No, I think what both banks and customers should fear are banks switching from old flow-oriented languages to modern languages that abstract everything in dozens of layers and black box libraries outside your control, making it near impossible to troubleshoot what's actually happening.
And when they switch from real time systems, which are slow but you're guaranteed a result by a deadline, to the best effort systems that are all that modern programmers know.
What banks need is certainly modernization, but not to the popular programming methods of today.
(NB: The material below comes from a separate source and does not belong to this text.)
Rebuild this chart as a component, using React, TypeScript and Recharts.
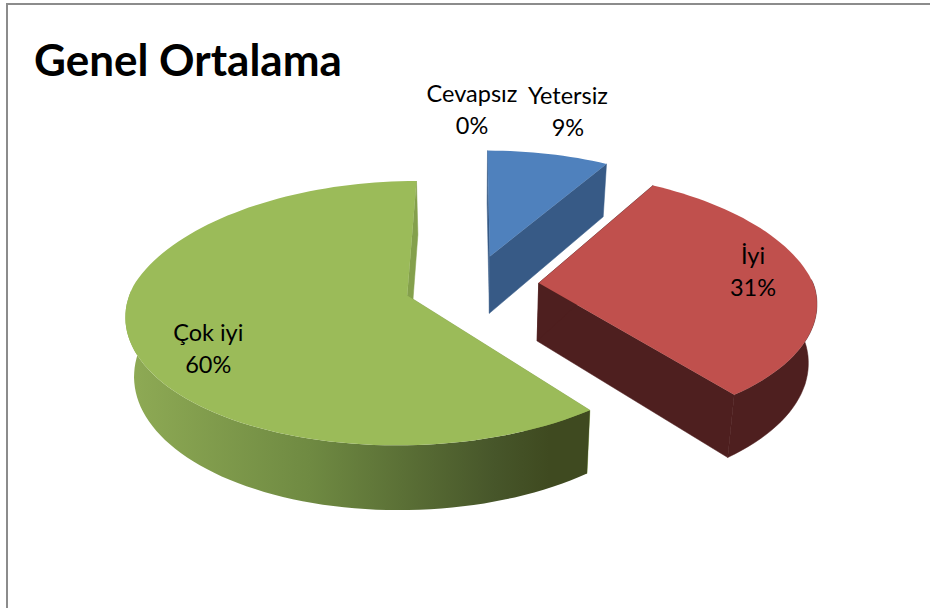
import React from "react";
import { PieChart, Pie } from "recharts";

const categories = ["Yetersiz", "İyi", "Çok iyi", "Cevapsız"];
const values = [8.51, 31, 60.49, 0];
const faceColors = ["#4f81bd", "#c0504d", "#9bbb59", "#8064a2"];
const sideColors = ["#375a86", "#4e1f1f", "#84a04c", "#5a4672"];
const rows = categories.map((name, i) => ({ name, value: values[i], fill: faceColors[i] }));

const WIDTH = 930;
const HEIGHT = 608;
const RADIUS = 275;
const TILT = 127 / 275;
const PERSPECTIVE = 0.133;
const PERSPECTIVE_FAR_X = 0.165;
const DEPTH = 58;
const FLOOR_SCALE = 0.975;
const explode = [0.24, 0.24, 0.25, 0.24];
const FONT = "Lato, 'Open Sans', sans-serif";
const labelNudge: [number, number][] = [
  [34, -62],
  [24, 2],
  [-7, 31],
  [-1, -61],
];

const toRad = (d: number) => (d * Math.PI) / 180;

function project(cx: number, cy: number, r: number, u: number, v: number) {
  const w = 1 / (1 + PERSPECTIVE * v);
  const wx = v > 0 ? 1 / (1 + PERSPECTIVE_FAR_X * v) : w;
  return { x: cx + r * u * wx, y: cy - r * TILT * v * w, w };
}
const lower = (cx: number, p: { x: number; y: number; w: number }) => ({
  x: cx + (p.x - cx) * FLOOR_SCALE,
  y: p.y + DEPTH * (1 + (p.w - 1) * 0.7),
  w: p.w,
});
const toPath = (pts: { x: number; y: number }[]) =>
  "M" + pts.map((p) => `${p.x.toFixed(1)},${p.y.toFixed(1)}`).join("L") + "Z";

function Slice3D(props: any) {
  const { cx, cy, outerRadius, startAngle, endAngle, index, value } = props;
  if (value < 0.5) return null;
  const mid = toRad((startAngle + endAngle) / 2);
  const ou = explode[index] * Math.cos(mid);
  const ov = explode[index] * Math.sin(mid);
  const at = (a: number, rr: number) =>
    project(cx, cy, outerRadius, ou + rr * Math.cos(a), ov + rr * Math.sin(a));
  const steps = Math.max(8, Math.ceil(Math.abs(startAngle - endAngle) / 2));
  const angles = Array.from({ length: steps + 1 }, (_, i) =>
    toRad(startAngle + ((endAngle - startAngle) * i) / steps)
  );
  const arc = angles.map((a) => at(a, 1));
  const frontArc = angles.filter((a) => Math.sin(a) < 0.06).map((a) => at(a, 1));
  const frontLow = frontArc.map((p) => lower(cx, p)).reverse();
  const apex = at(0, 0);
  const apexLow = lower(cx, apex);
  const first = arc[0];
  const last = arc[arc.length - 1];
  const gradId = "wall-gradient";
  const isGreen = index === 2;
  const side = sideColors[index];
  return (
    <g>
      {isGreen && (
        <defs>
          <linearGradient id={gradId} gradientUnits="userSpaceOnUse" x1={126} y1={0} x2={586} y2={0}>
            <stop offset="0" stopColor="#8fab55" />
            <stop offset="0.4" stopColor="#6f8a42" />
            <stop offset="0.8" stopColor="#47562a" />
            <stop offset="0.92" stopColor="#3f4a20" />
            <stop offset="1" stopColor="#3f4a20" />
          </linearGradient>
        </defs>
      )}
      <path d={toPath([apex, last, lower(cx, last), apexLow])} fill={side} stroke={side} strokeWidth={0.5} />
      <path d={toPath([apex, first, lower(cx, first), apexLow])} fill={side} stroke={side} strokeWidth={0.5} />
      {frontArc.length > 1 && (
        <path
          d={toPath([...frontArc, ...frontLow])}
          fill={isGreen ? `url(#${gradId})` : side}
          stroke={isGreen ? "none" : side}
          strokeWidth={0.5}
        />
      )}
      <path d={toPath([apex, ...arc])} fill={faceColors[index]} />
    </g>
  );
}

function SliceLabel(props: any) {
  const { cx, cy, outerRadius, midAngle, index } = props;
  const a = toRad(midAngle);
  const rr = 0.7 + explode[index];
  const w = 1 / (1 + PERSPECTIVE * rr * Math.sin(a));
  const x = cx + outerRadius * rr * Math.cos(a) * w + labelNudge[index][0];
  const y = cy - outerRadius * TILT * rr * Math.sin(a) * w + labelNudge[index][1];
  return (
    <text x={x} y={y} textAnchor="middle" fontFamily={FONT} fontSize={23.5} fill="#000">
      <tspan x={x} y={y - 16}>{categories[index]}</tspan>
      <tspan x={x} y={y + 16}>{`${Math.round(values[index])}%`}</tspan>
    </text>
  );
}

export default function App() {
  return (
    <div style={{ position: "absolute", left: 0, top: 0, width: WIDTH, height: HEIGHT, background: "#fff", overflow: "hidden" }}>
      <div style={{ position: "absolute", left: 6, top: 3, width: WIDTH, height: HEIGHT, borderLeft: "2px solid #8c8c8c", borderTop: "2px solid #8c8c8c", boxSizing: "border-box" }} />
      <div style={{ position: "absolute", left: 0, top: 0 }}>
        <PieChart width={WIDTH} height={HEIGHT} margin={{ top: 0, right: 0, bottom: 0, left: 0 }}>
          <text x={34} y={76} fontFamily={FONT} fontWeight={700} fontSize={44} fill="#000">Genel Ortalama</text>
          <Pie
            data={rows}
            dataKey="value"
            nameKey="name"
            cx={473}
            cy={285}
            outerRadius={RADIUS}
            innerRadius={0}
            startAngle={90}
            endAngle={-270}
            paddingAngle={0}
            stroke="none"
            isAnimationActive={false}
            shape={Slice3D}
            label={SliceLabel}
            labelLine={false}
          />
        </PieChart>
      </div>
    </div>
  );
}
They need full transparency, strict operating deadlines, atomic operations, containment, a focus on worst case, and testing algorithms more than runtime.
Perhaps replacements for COBOL, Ada and Fortran are needed, but I think it needs to be engineered by someone who understands what's different, and why.
It's not good enough for a bank to make 99% of customers happier. If software causes problems for 1%, they risk losing major customers or licenses to operate.
This MEME really needs to die. Old Cobol code isn't an issue any more than old ASM is an issue to Windows.
Banks didn't update their backend cobol systems for this shit, they put new front ends in front of it. Haven't done some brief contracting for a couple who essentially write everything in C# and have literally one guy that knows Cobol and 'the mainframe' that helps them interface to it with VERY MINIMAL IF ANY code changes at all. You make the new front-end interoperate with the back-end and you leave the back-end the fuck alone until its completely replaced.